2016 came and went. I wondered, gratefully, if I was wrong. Then El Paso happened. 23 Mexicans were shot dead in a terrorist massacre for the crime being Mexican. The murderer said he did so to “end the threat” of “Hispanic invasion.” Blessedly, statistically very few people are murdered in hate crimes in America. But statistically speaking it wasn’t going to happen to them in El Paso that August morning. Statistically speaking, none of the Christians attending a Bible study in Charleston at Emmanuel Church were likely to be murdered. But it did happen to them.

Now this is not to say Trump supports or supported such things (in fact the killer’s manifesto explicitly said he was radicalized before Trump). Whether Trump’s rhetoric made people feel more comfortable in expressing hateful views that ended up inspiring others to commit the sin of murder isn’t my point here one way or another. But it really did shake me to my core. This isn’t to say I was convinced I would be next. Looking at my güero face, if it did happen to me it would probably be by accident. But the fact is that people were murdered and they were murdered for being a part of a group my father, my grandparents, my aunt and uncles, my cousins, and many of my friends are members of. A membership I share with them. I can’t imagine what it would be like to live with this fear and have it inform your decisions. What it would be like to plan your life, in some part, around other men’s sinful hatred of you.

There are people alive who don’t have to wonder. They know what it is like. Rod Dreher once wrote one of the most poignant essays on race I ever read. It’s called “When ISIS Ran the South.” Rod wrote about the harrowing EJI report on the lynchings in America. These lynchings were a brutal, almost ritualistic display of grotesque and gleeful hatred. Whole towns, pastors included, attended and participated. People took pictures. Refreshments were served. This was not 1,000 years ago. This was in our grandparents and their parents’ lifetime. Rod found out that at least 10 lynchings happened in his own home parish in Louisiana. If you are not sure why you would care if a literal white supremacist is teaching Christian children and shaping the next generation, I encourage you to read this post:

I see from the graphic in the EJI report that they appear to have documented at least 10 lynchings in West Feliciana Parish, where I live. I have written EJI for a copy of the report. I want to know who was killed, and under what circumstances. We all need to know these things, and face down what our ancestors did. These weren’t Crusaders sacking Constantinople. These were our fathers, grandfathers, and great-grandfathers, doing it to the fathers, grandfathers, and great-grandfathers of our black neighbors. Attention must be paid. That may be the only atonement available now, but it’s better than what we have had, which is nothing.

No, the American South (and other parts of America where racial terrorists ran rampant) was never run by fanatical theocrats who used grotesque public murders as a tool of terror. But if you were a black in the years 1877-1950, this was a distinction without much meaningful difference.
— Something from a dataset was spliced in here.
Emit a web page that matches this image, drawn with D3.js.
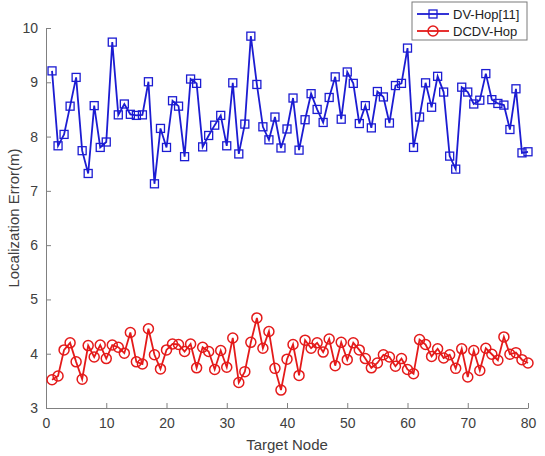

Christians are called to be a light in this world and the movement to recover what has become a lost Christian heritage will increasingly play a bigger role in this vocation. However we cannot afford to remain apathetic and credulous in the face of those who would encourage hateful sin. The task of being vigilant against wolves among the sheep may be exhausting – wolves after all take many forms – but it is absolutely necessary if we are to be faithful to the charge given us.